Find the lines holding "draw" and copy them.
## Begin
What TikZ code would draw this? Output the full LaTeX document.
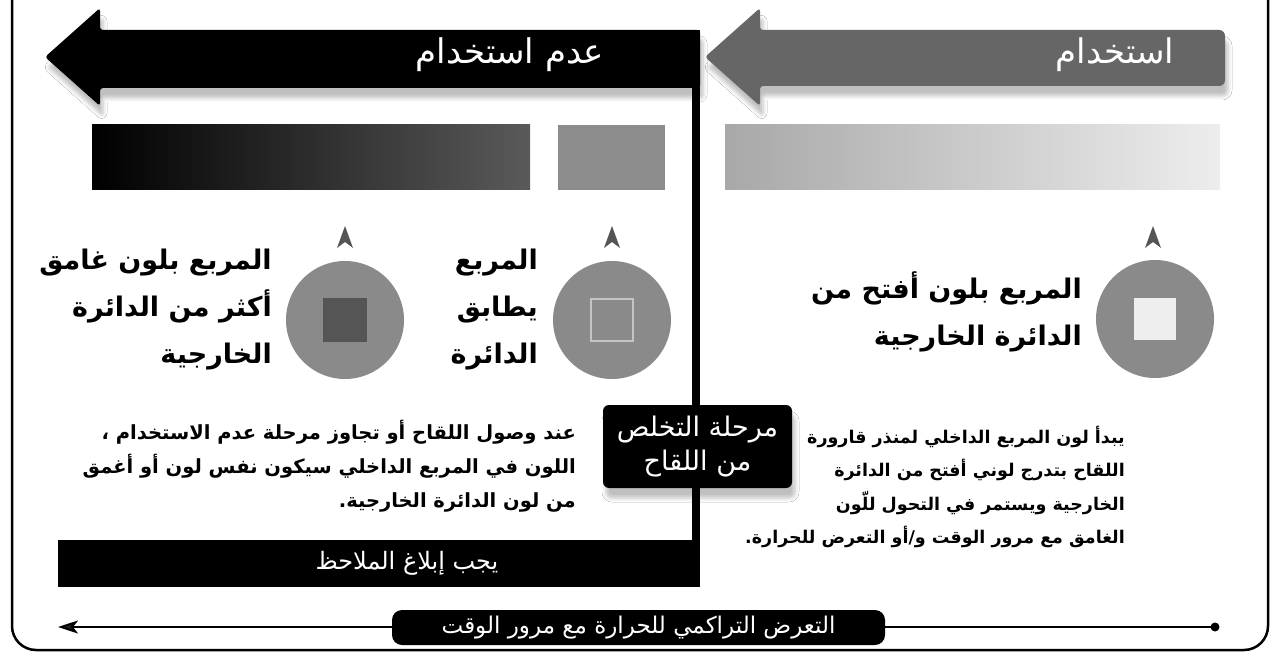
\documentclass[tikz,border=0pt]{standalone}
\usepackage{fontspec}
\TeXXeTstate=1
\newfontfamily\arabicfont[Script=Arabic]{DejaVu Sans}
\usetikzlibrary{shadows.blur,arrows.meta}
\newcommand{\arline}[1]{\beginR #1\endR}
\definecolor{arrowgray}{HTML}{666666}
\definecolor{circgray}{HTML}{8A8A8A}
\definecolor{sqgray}{HTML}{8C8C8C}
\definecolor{darksq}{HTML}{555555}
\definecolor{lightsq}{HTML}{EEEEEE}
\definecolor{lightline}{HTML}{C4C4C4}
\definecolor{grad1}{HTML}{5A5A5A}
\definecolor{grad2}{HTML}{A8A8A8}
\definecolor{grad3}{HTML}{EDEDED}
\definecolor{chevgray}{HTML}{555555}
\tikzset{
  bigtext/.style={align=right, anchor=east, inner sep=0pt, text=black,
    font=\arabicfont\bfseries\fontsize{27}{47}\selectfont},
  paratext/.style={align=right, anchor=east, inner sep=0pt, text=black,
    font=\arabicfont\bfseries\fontsize{19.5}{34}\selectfont},
  paratextb/.style={align=right, anchor=east, inner sep=0pt, text=black,
    font=\arabicfont\bfseries\fontsize{17.5}{33.5}\selectfont},
  titletext/.style={text=white, inner sep=0pt, font=\arabicfont\fontsize{34}{40}\selectfont},
  whitetext/.style={text=white, inner sep=0pt, font=\arabicfont\fontsize{24}{28}\selectfont},
  disc/.style={circle, fill=circgray, minimum size=118pt, inner sep=0pt},
  chev/.style={fill=chevgray},
  softshadow/.style={blur shadow={shadow xshift=3pt, shadow yshift=-10pt, shadow blur radius=4pt, shadow opacity=25}}
}
\begin{document}
\begin{tikzpicture}[x=1pt,y=-1pt]
\useasboundingbox (0,0) rectangle (1283,655);
\fill[white] (0,0) rectangle (1283,655);
% outer frame
\draw[line width=2.5pt, rounded corners=24pt] (12,0) -- (12,650) -- (1268,650) -- (1268,0);
% black arrow (non-use)
\fill[black, rounded corners=3pt, softshadow] (45,57) -- (100,8) -- (100,30) -- (700,30) -- (700,88) -- (100,88) -- (100,106) -- cycle;
\fill[black] (692,30) rectangle (700,587);
\node[titletext] (t1) at (510,55) {\arline{عدم استخدام}};
% gray arrow (use)
\fill[arrowgray, rounded corners=3pt, softshadow] (705,57) -- (760,8) -- (760,30) [rounded corners=6pt] -- (1225,30) -- (1225,86) [rounded corners=3pt] -- (760,86) -- (760,106) -- cycle;
\node[titletext] (t2) at (1115,55) {\arline{استخدام}};
% colour bars
\shade[left color=black, right color=grad1] (92,125) rectangle (530,190);
\fill[sqgray] (558,125) rectangle (665,190);
\shade[left color=grad2, right color=grad3] (725,125) rectangle (1220,190);
% chevrons
\foreach \cx in {345,612,1153} {
  \fill[chev] (\cx,226) -- (\cx+8,248) -- (\cx,242) -- (\cx-8,248) -- cycle;
}
% circles
\node[disc] (c1) at (345,320) {};
\node[disc] (c2) at (612,320) {};
\node[disc] (c3) at (1155,319) {};
\node[fill=darksq, minimum size=44pt, inner sep=0pt] (s1) at (c1) {};
\node[draw=lightline, line width=1.2pt, minimum size=42pt, inner sep=0pt] (s2) at (c2) {};
\node[fill=lightsq, minimum size=42pt, inner sep=0pt] (s3) at (c3) {};
% big labels
\node[bigtext] (l1) at (272,310) {\arline{المربع بلون غامق}\\\arline{أكثر من الدائرة}\\\arline{الخارجية}};
\node[bigtext] (l2) at (538,310) {\arline{المربع}\\\arline{يطابق}\\\arline{الدائرة}};
\node[bigtext] (l3) at (1082,312) {\arline{المربع بلون أفتح من}\\\arline{الدائرة الخارجية}};
% paragraphs
\node[paratext] (p1) at (576,466) {\arline{عند وصول اللقاح أو تجاوز مرحلة عدم الاستخدام ،}\\\arline{اللون في المربع الداخلي سيكون نفس لون أو أغمق}\\\arline{من لون الدائرة الخارجية.}};
\node[paratextb] (p2) at (1125,487) {\arline{يبدأ لون المربع الداخلي لمنذر قارورة}\\\arline{اللقاح بتدرج لوني أفتح من الدائرة}\\\arline{الخارجية ويستمر في التحول للّون}\\\arline{الغامق مع مرور الوقت و/أو التعرض للحرارة.}};
% phase box
\node[fill=black, rounded corners=6pt, minimum width=189pt, minimum height=83pt, inner sep=0pt,
  text=white, align=center, softshadow, font=\arabicfont\fontsize{27}{34}\selectfont] (phase) at (697.5,446.5)
  {\arline{مرحلة التخلص}\\\arline{من اللقاح}};
% report bar
\fill[black] (58,540) rectangle (700,587);
\node[whitetext] (rep) at (407,563) {\arline{يجب إبلاغ الملاحظ}};
% timeline
\coordinate (tr) at (1215,627);
\coordinate (tl) at (58,627);
\draw[line width=2pt, -{Stealth[length=20pt,width=13pt,inset=5pt]}] (tr) -- (tl);
\fill (tr) circle (4.5pt);
\node[fill=black, rounded corners=10pt, minimum width=493pt, minimum height=35pt, inner sep=0pt, whitetext, font=\arabicfont\fontsize{23}{28}\selectfont] (expo) at (638.5,627.5)
  {\arline{التعرض التراكمي للحرارة مع مرور الوقت}};
\end{tikzpicture}
\end{document}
## End
Written reply
What TikZ code would draw this? Output the full LaTeX document.
\draw[line width=2.5pt, rounded corners=24pt] (12,0) -- (12,650) -- (1268,650) -- (1268,0);
\node[draw=lightline, line width=1.2pt, minimum size=42pt, inner sep=0pt] (s2) at (c2) {};
\draw[line width=2pt, -{Stealth[length=20pt,width=13pt,inset=5pt]}] (tr) -- (tl);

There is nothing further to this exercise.